It’s right to get a good performace by using pinned host memory(page-locked) for transfering from Host to Device. However, I have to transfer my data which is located in pageable memory to page-locked memory after all.
If I use a function like “memcpy”, it’s synchronous, which costs 5-10ms every frame.
And if I use a CPU work thread to memcpy it asynchronously, it also taks several milliseconds to synchronous the thread.
CUmemcpyAsync is able to transfer from host to host but is only used when unified addressing is enable which is not possible on Windows XP.
So am I wrong? Is there any other CUDA funciton or way to transfer from pageable host memory to page-locked host memory asynchronously?

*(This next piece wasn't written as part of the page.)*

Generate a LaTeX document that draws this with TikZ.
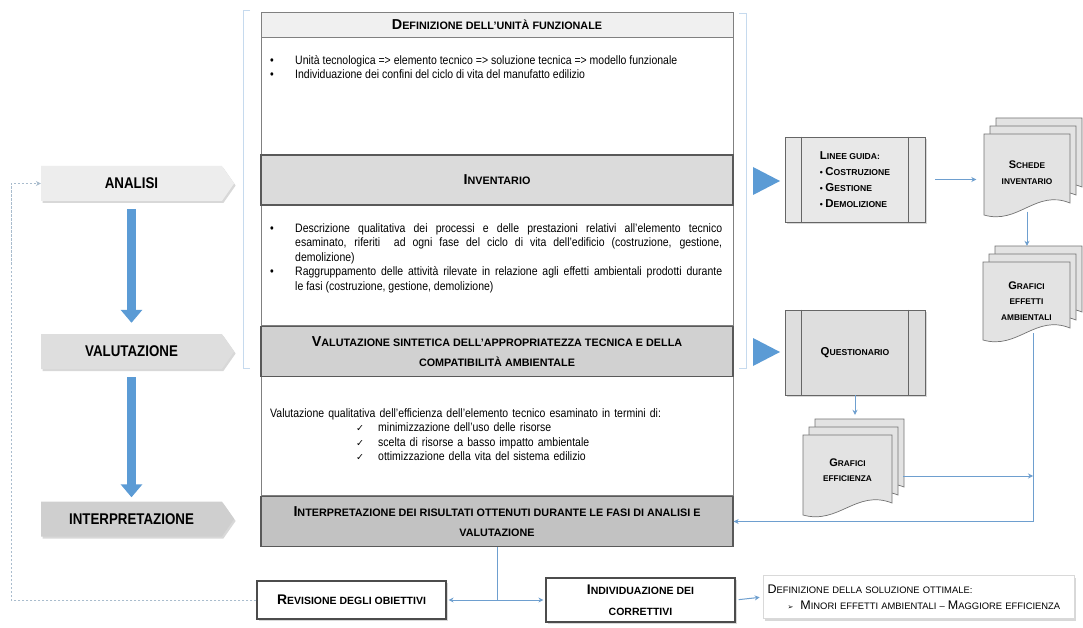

Copying from pageable to pinned memory and from there to the device is exactly what the driver does for host->device copies from pageable memory, so you won’t gain any speedup by explicitly coding that yourself.
What you can do with newer CUDA toolkits is to pin down pageable memory (without performing a memcpy) using cudaHostRegister() / cuMemHostRegister() before copying from there to the device.
EDIT: It is a reasonable assumption that newest or future versions of the driver will take the cuMemHostRegister() path themselves, so explicitly coding a memcpy into your application would even slow things down for future drivers.
Any idea what happens on systems with dual Intel Xeon CPU? In these configurations its common to have one PCIe x16 slot directly connected to each CPU and of course each CPU has its own memory controller and memory so presumably there is a performance benefit to having the pinned memory local to whichever CPU is connected to the GPU. What is the best way of making sure this happens?